Why is CE so important for the community in the North Inner City?
As well as providing supports for long-term unemployed individuals to make progress in their lives, CE projects are the providers of a whole range of essential services in the North Inner City community.
- Care services are provided for children, for people who are ill and housebound and for elderly people.
- Education and training opportunities are made available for young people, many of them early school leavers and for adults, many of whom did not complete education themselves.
- Children receive additional supports to help keep them in school and gain more from their education and also have access to recreation and play activities.
- There are initiatives which aim to help ethnic minority communities to integrate into the local area and to combat prejudice and discrimination.
- Local people are given an opportunity to get involved in developing new business opportunities e.g. community recycling.
- Special CE Drug Projects provide drug rehabilitation services for recovering drug users in our community and provide crucial supports for people both to move on in their own lives from their drug use and to reintegrate back into the life of the local community.
What cuts have been made to CE payments in this budget?
As and from next January new participants on Community Employment schemes will not be able to retain their lone parents or disability allowance - a loss of €210 per week.
Up until now both of these groups could keep their existing allowance and be paid for 19.5 hours work carried out as part of their CE scheme.
This change will create a major barrier for lone parents who want to participate in CE, as they will not have the income needed to provide for childcare costs. This is a really serious setback for lone parents in our community who want to get back in to education, training and the workplace.
For people on disability payments, they will no longer have the income to meet the additional costs of going out to work that can be incurred by people with a disability.
Further barriers are being put in the way of people in our communities who already have enough barriers to climb!
What cuts have been made to CE running costs in this budget?
The operating budgets for CE i.e. materials and training grants, are being cut by 66% and supervisory costs are being cut by an unspecified percentage.
Many community projects receive funding from other sources as well as CE, but all of this funding is provided for specific work other than CE and it is all being cut at the same time e.g. Local and Community Development budget cut by 8%, HSE grants cut by 5.5%, Local Drugs Task Force budget cut by 2.5% , adult education and literacy budgets cut, allowances to early school leavers in CTWs cut, payments to childcare services cut etc. etc.
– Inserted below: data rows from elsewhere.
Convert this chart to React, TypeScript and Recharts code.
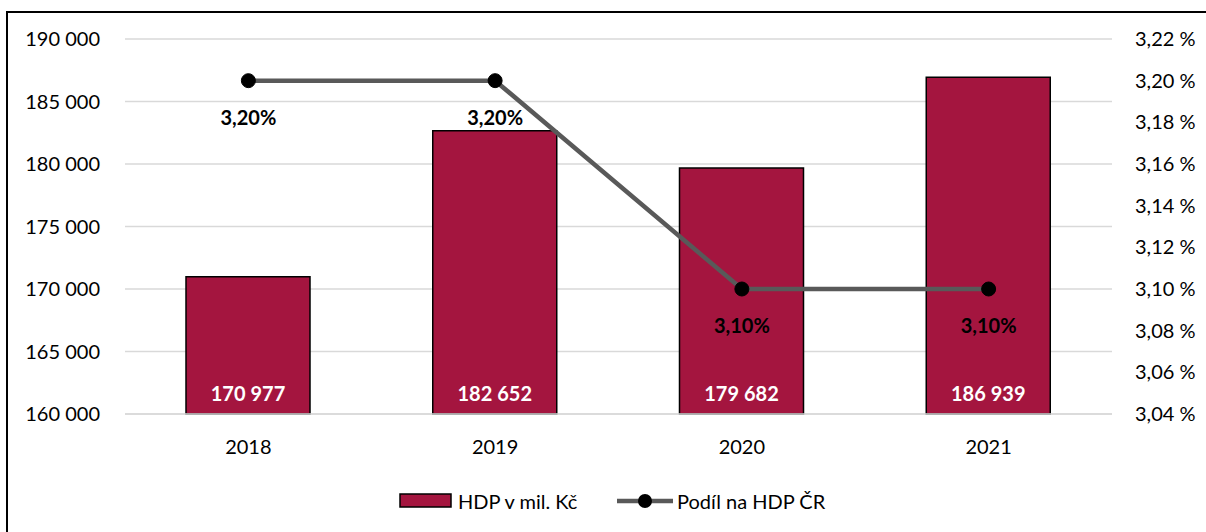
import { ComposedChart, Bar, Line, XAxis, YAxis, CartesianGrid, Legend, LabelList } from 'recharts';

const years = ['2018', '2019', '2020', '2021'];
const hdp = [170977, 182652, 179682, 186939];
const podil = [3.2, 3.2, 3.1, 3.1];
const leftTicks = [160000, 165000, 170000, 175000, 180000, 185000, 190000];
const rightTicks = [3.04, 3.06, 3.08, 3.1, 3.12, 3.14, 3.16, 3.18, 3.2, 3.22];

const data = years.map((year, i) => ({ year, hdp: hdp[i], podil: podil[i] }));

const FONT = 'Lato, "Open Sans", sans-serif';
const BAR = '#A4153F';
const LINE = '#595959';

const fmtThousands = (v: number) => String(v).replace(/\B(?=(\d{3})+(?!\d))/g, ' ');
const fmtPct = (v: number) => v.toFixed(2).replace('.', ',') + ' %';

const BarLabel = (props: any) => {
  const { x, y, width, height, value } = props;
  return (
    <text x={x + width / 2} y={y + height - 21} textAnchor="middle" dominantBaseline="central"
      fill="#fff" fontWeight="bold" fontSize={20} fontFamily={FONT}>
      {fmtThousands(value)}
    </text>
  );
};

const LineLabel = (props: any) => {
  const { x, y, value } = props;
  return (
    <text x={x} y={y + 36} textAnchor="middle" dominantBaseline="central"
      fill="#000" fontWeight="bold" fontSize={20} fontFamily={FONT}>
      {value.toFixed(2).replace('.', ',')}%
    </text>
  );
};

const renderLegend = () => (
  <svg width={1206} height={36} style={{ display: 'block' }}>
    <rect x={400} y={11} width={51} height={13} fill={BAR} stroke="#000" strokeWidth={1.5} />
    <text x={458} y={18} dominantBaseline="central" fontSize={20} fontFamily={FONT} fill="#000">HDP v mil. Kč</text>
    <line x1={617} y1={18} x2={673} y2={18} stroke={LINE} strokeWidth={4.5} />
    <circle cx={645} cy={18} r={7} fill="#000" />
    <text x={677} y={18} dominantBaseline="central" fontSize={20} fontFamily={FONT} fill="#000">Podíl na HDP ČR</text>
  </svg>
);

export default function App() {
  return (
    <div style={{ position: 'absolute', left: 0, top: 0, width: 1206, height: 532, overflow: 'hidden', background: '#fff' }}>
      <div style={{ position: 'absolute', left: 6, top: 11, width: 1300, height: 700, borderTop: '2px solid #000', borderLeft: '2px solid #000' }} />
      <ComposedChart width={1206} height={532} data={data} margin={{ top: 39, right: 0, left: 0, bottom: 42 }}>
        <CartesianGrid yAxisId="left" vertical={false} stroke="#d9d9d9" strokeWidth={1.5} />
        <XAxis dataKey="year" axisLine={{ stroke: '#d9d9d9', strokeWidth: 1.5 }} tickLine={false} tickSize={0} tickMargin={26}
          height={40} tick={{ fill: '#000', fontSize: 20, fontFamily: FONT }} />
        <YAxis yAxisId="left" width={125} domain={[160000, 190000]} ticks={leftTicks} tickFormatter={fmtThousands}
          axisLine={false} tickLine={false} tickSize={0} tickMargin={25} interval={0}
          tick={{ fill: '#000', fontSize: 20, fontFamily: FONT }} />
        <YAxis yAxisId="right" orientation="right" width={94} domain={[3.04, 3.22]} ticks={rightTicks} tickFormatter={fmtPct}
          axisLine={false} tickLine={false} tickSize={0} tickMargin={23} interval={0}
          tick={{ fill: '#000', fontSize: 20, fontFamily: FONT, textAnchor: 'start' }} />
        <Bar yAxisId="left" dataKey="hdp" name="HDP v mil. Kč" fill={BAR} stroke="#000" strokeWidth={1.5} barSize={124} isAnimationActive={false}>
          <LabelList dataKey="hdp" content={BarLabel} />
        </Bar>
        <Line yAxisId="right" dataKey="podil" name="Podíl na HDP ČR" stroke={LINE} strokeWidth={4.5}
          dot={{ r: 7, fill: '#000', stroke: '#000', strokeWidth: 1 }} activeDot={false} isAnimationActive={false}>
          <LabelList dataKey="podil" content={LineLabel} />
        </Line>
        <Legend content={renderLegend} wrapperStyle={{ position: 'absolute', left: 0, top: 483, width: 1206 }} />
      </ComposedChart>
    </div>
  );
}
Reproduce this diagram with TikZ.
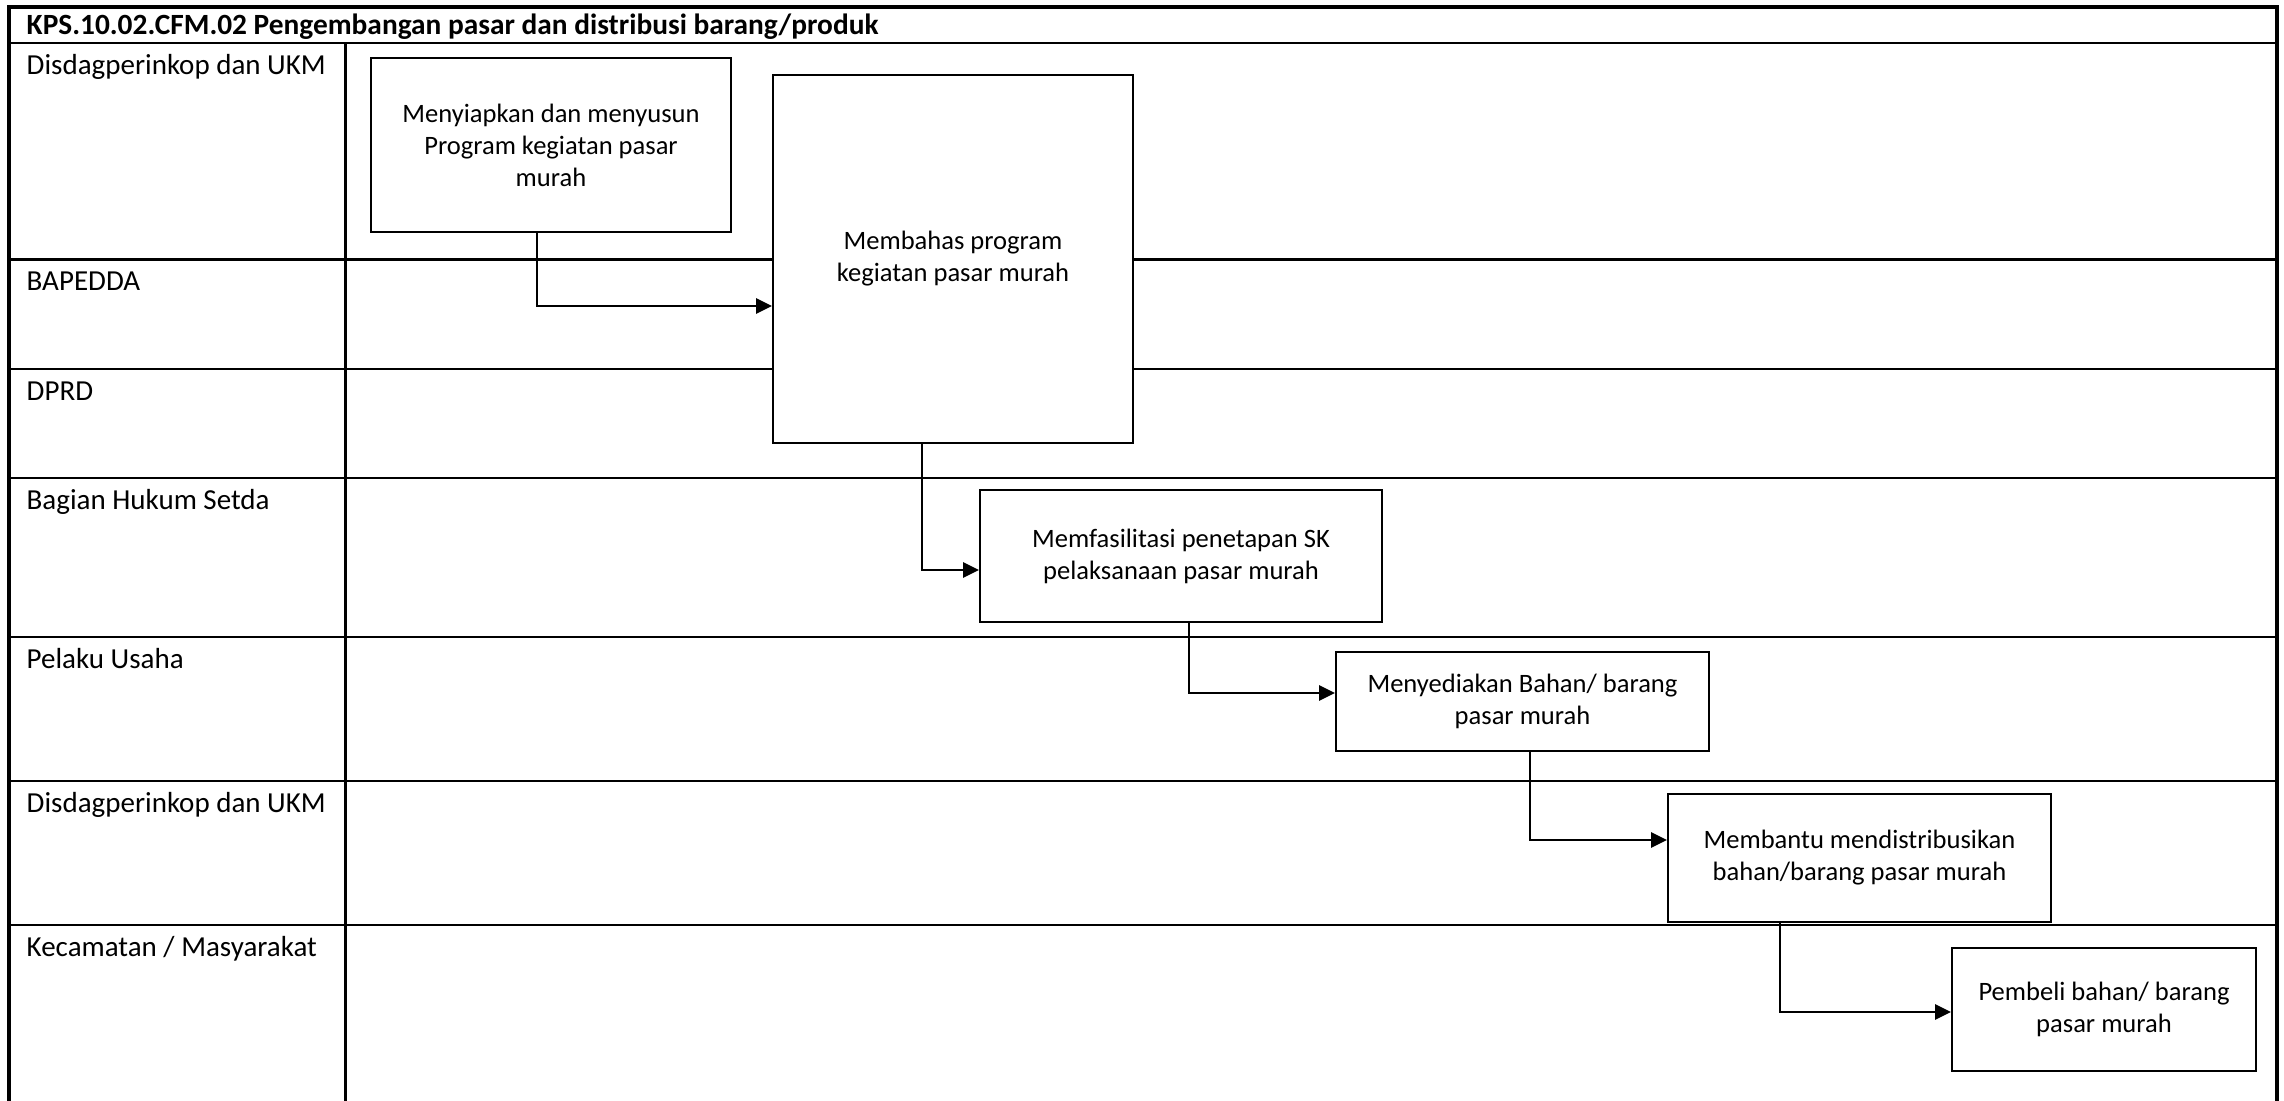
\documentclass[tikz,border=0pt]{standalone}
\usepackage{fontspec}
\setmainfont{Carlito}
\usetikzlibrary{arrows.meta}

\tikzset{
  lane/.style={line width=0.7pt},
  lanelabel/.style={anchor=base west, inner sep=0pt, font=\fontsize{8.25}{10}\selectfont},
  proc/.style={draw, line width=0.5pt, fill=white, align=center, inner sep=2pt,
    font=\fontsize{7.55}{9.1}\selectfont},
  flow/.style={line width=0.55pt, -{Triangle[length=4.5pt,width=4.3pt]}}
}

\begin{document}
\begin{tikzpicture}[x=0.01cm, y=-0.01cm]
  \useasboundingbox (0,0) rectangle (2284,1101);
  \fill[white] (0,0) rectangle (2284,1101);

  % frame and swimlanes
  \draw[lane, line width=0.9pt] (9,1101) -- (9,7) -- (2277,7) -- (2277,1101);
  \draw[lane] (9,43) -- (2277,43);
  \draw[lane] (345.7,43) -- (345.7,1101);
  \draw[lane] (9,259.5) -- (2277,259.5);
  \draw[lane] (9,369) -- (2277,369);
  \draw[lane] (9,478) -- (2277,478);
  \draw[lane] (9,637) -- (2277,637);
  \draw[lane] (9,781) -- (2277,781);
  \draw[lane] (9,925) -- (2277,925);

  \node[lanelabel, font=\bfseries\fontsize{8.35}{10}\selectfont] (title) at (26,35)
    {KPS.10.02.CFM.02 Pengembangan pasar dan distribusi barang/produk};
  \node[lanelabel] (dinas) at (26,74.5) {Disdagperinkop dan UKM};
  \node[lanelabel] (bapedda) at (26,290.5) {BAPEDDA};
  \node[lanelabel] (dprd) at (26,400.5) {DPRD};
  \node[lanelabel] (hukum) at (26,509.5) {Bagian Hukum Setda};
  \node[lanelabel] (usaha) at (26,668.5) {Pelaku Usaha};
  \node[lanelabel] (dinasb) at (26,812.5) {Disdagperinkop dan UKM};
  \node[lanelabel] (camat) at (26,956.5) {Kecamatan / Masyarakat};

  % activities
  \node[proc, minimum width=3.60cm, minimum height=1.74cm] (prep) at (551,145)
    {Menyiapkan dan menyusun\\Program kegiatan pasar\\murah};
  \node[proc, minimum width=3.60cm, minimum height=3.68cm] (bahas) at (953,259)
    {Membahas program\\kegiatan pasar murah};
  \node[proc, minimum width=4.02cm, minimum height=1.32cm] (fasil) at (1181,556)
    {Memfasilitasi penetapan SK\\pelaksanaan pasar murah};
  \node[proc, minimum width=3.73cm, minimum height=0.99cm] (sedia) at (1522.5,701.5)
    {Menyediakan Bahan/ barang\\pasar murah};
  \node[proc, minimum width=3.83cm, minimum height=1.28cm] (bantu) at (1859.5,858)
    {Membantu mendistribusikan\\bahan/barang pasar murah};
  \node[proc, minimum width=3.04cm, minimum height=1.23cm] (beli) at (2104,1009.5)
    {Pembeli bahan/ barang\\pasar murah};

  % flow
  \coordinate (k1) at (537,306);
  \coordinate (k2) at (922,570);
  \coordinate (k3) at (1189,693);
  \coordinate (k4) at (1530,840);
  \coordinate (k5) at (1780,1012);
  \draw[flow] (prep.south -| k1) |- (bahas.west |- k1);
  \draw[flow] (bahas.south -| k2) |- (fasil.west |- k2);
  \draw[flow] (fasil.south -| k3) |- (sedia.west |- k3);
  \draw[flow] (sedia.south -| k4) |- (bantu.west |- k4);
  \draw[flow] (bantu.south -| k5) |- (beli.west |- k5);
\end{tikzpicture}
\end{document}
There are no alternative sources of funding available to community projects to replace CE budgets if they are cut!
Many of our vital community services cannot be delivered without CE. If the cuts outlined in the budget are implemented many of these services will shut down and those that remain will be delivering a reduced service at a time of greater need in the community. There will be a major loss of opportunities for long-term unemployed people and lone parents in the North Inner City to access work experience and training at a time when long-term unemployment continues to rise. As a serious drug crisis continues to impact on our area, the very limited opportunities for rehabilitation that are in place at the moment will be diminished even further.
DEFEND OUR LOCAL CE PROJECTS! REJECT THE CUTS! DEMAND A FAIR REVIEW!